# Outback 23Rs Rear Slide Underbelly Cracked/repair



## saharding (May 13, 2014)

Hi All, I am a newbie to this site and to these fourms. I hope I am doing this all correct. I have a 2008 23Rs outback and found that my plastic undercoating on the Queen slide out bed is all cracked and needs repair. I have tried call some RV dealers and no one seems to know how to fix it. Has this happened to anyone else and what did you use? Please help. Look at the picture attached.


----------



## CaptFX4 (Jan 20, 2012)

Your post and picture are fine. I wish I had the answer to this but I think finding a place that will replace it with sheet metal or something similar will work. If the plastic cracked I'm sure it will do it again.

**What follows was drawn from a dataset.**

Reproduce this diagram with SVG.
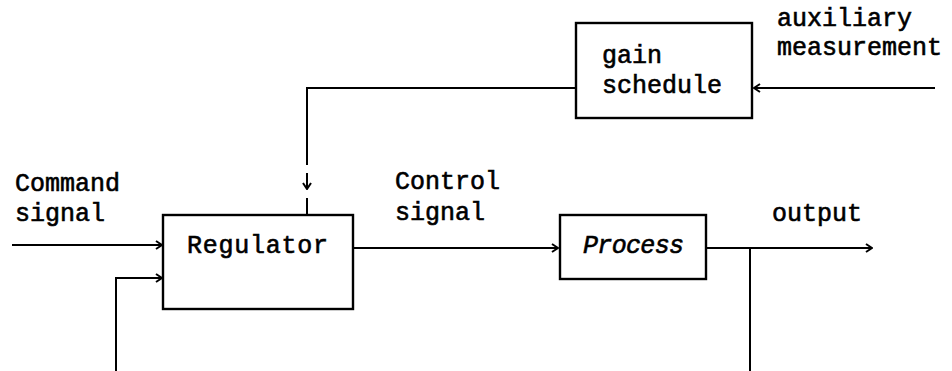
<svg xmlns="http://www.w3.org/2000/svg" width="952" height="371" viewBox="0 0 952 371">
  <style>
    .box { fill: none; stroke: #000; stroke-width: 2.4; }
    .wire { fill: none; stroke: #000; stroke-width: 2; }
    .lbl { font-family: "Liberation Mono", "Courier New", monospace; font-size: 25px; fill: #000; stroke: #000; stroke-width: 0.6; }
    .it { font-style: italic; }
  </style>
  <defs>
    <marker id="head" viewBox="0 0 10 10" refX="9" refY="5" markerWidth="10" markerHeight="10" markerUnits="userSpaceOnUse" orient="auto">
      <path d="M3,1 L9,5 L3,9" fill="none" stroke="#000" stroke-width="2"/>
    </marker>
  </defs>
  <rect width="952" height="371" fill="#fff"/>

  <g id="gain-schedule">
    <rect class="box" x="576" y="23" width="176" height="95"/>
    <text class="lbl" x="602" y="63">gain</text>
    <text class="lbl" x="602" y="93">schedule</text>
  </g>

  <g id="regulator">
    <rect class="box" x="163" y="215" width="190" height="94"/>
    <text class="lbl" x="187" y="253" textLength="141">Regulator</text>
  </g>

  <g id="process">
    <rect class="box" x="560" y="215" width="146" height="64"/>
    <text class="lbl it" x="583" y="253" textLength="101">Process</text>
  </g>

  <g id="labels">
    <text class="lbl" x="777" y="26">auxiliary</text>
    <text class="lbl" x="777" y="55">measurement</text>
    <text class="lbl" x="15" y="191">Command</text>
    <text class="lbl" x="15" y="221">signal</text>
    <text class="lbl" x="395" y="189">Control</text>
    <text class="lbl" x="395" y="220">signal</text>
    <text class="lbl" x="772" y="221">output</text>
  </g>

  <g id="connectors">
    <!-- auxiliary measurement into gain schedule -->
    <line class="wire" x1="935" y1="88" x2="754" y2="88" marker-end="url(#head)"/>
    <!-- gain schedule to regulator, broken around the arrow -->
    <polyline class="wire" points="576,88 307,88 307,165"/>
    <line class="wire" x1="307" y1="173" x2="307" y2="189" marker-end="url(#head)"/>
    <line class="wire" x1="307" y1="198" x2="307" y2="215"/>
    <!-- command signal into regulator -->
    <line class="wire" x1="12" y1="245" x2="162" y2="245" marker-end="url(#head)"/>
    <!-- feedback into regulator -->
    <polyline class="wire" points="116,371 116,278 162,278" marker-end="url(#head)"/>
    <!-- control signal -->
    <line class="wire" x1="353" y1="248" x2="558" y2="248" marker-end="url(#head)"/>
    <!-- output with feedback take-off -->
    <line class="wire" x1="706" y1="248" x2="872" y2="248" marker-end="url(#head)"/>
    <line class="wire" x1="750" y1="248" x2="750" y2="371"/>
  </g>
</svg>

I doubt an RV dealer or Keystone will offer any help.


----------



## CamperAndy (Aug 26, 2004)

The black plastic is more for looks than function but it does affect the way the rollers work going in and out. Some people have pulled all the plastic down, painted the bottom black and installed aluminum runners where the wheels contact the bottom.


----------



## spidey (Aug 8, 2012)

We just had this happen to us today. Finally getting around to getting the trailer ready for summer and put the rear slide out like usual when I heard a crack. I knew I checked that nothing was behind the slide out, but checked anyway. Everything was fine, so continued to do the slide out. After working on the trailer and spraying all the rubber seals with silicone spray like every spring, I discovered the entire bottom all spider webbed, cracked and some pieces that fell on the ground. Trailer is only two years old, but seems to be an issues for a lot of us.

Whats the fix for this, dealer of course said water got in which is a load of crap. If that was the case I would have water or water stains on the floor inside the trailer because their were pieces of the plastic inside the trailer to.

I was thinking of JB weld to fix all the cracks, but it seems the glue has let go as well alot it is hanging, and around the screws along the edge a lot has busted away.

I was mad at myself for of course maybe it was my fault for not winterizing it correctly, but reading on this forum obviously not.

If I do JB weld it, whats the cure for it hanging with all the glue letting go. Obviously this is a cut back on Keystone to save time and money instead of bracing it correctly

Would a combo of JB weld and that Rusteleum LEak Seal spray at least deal with the cracks, but what would solve the sagging of it.

Any ideas would be great, I have 3 weeks until camping

I can post pictures but the OP pictures more or less shows the same


----------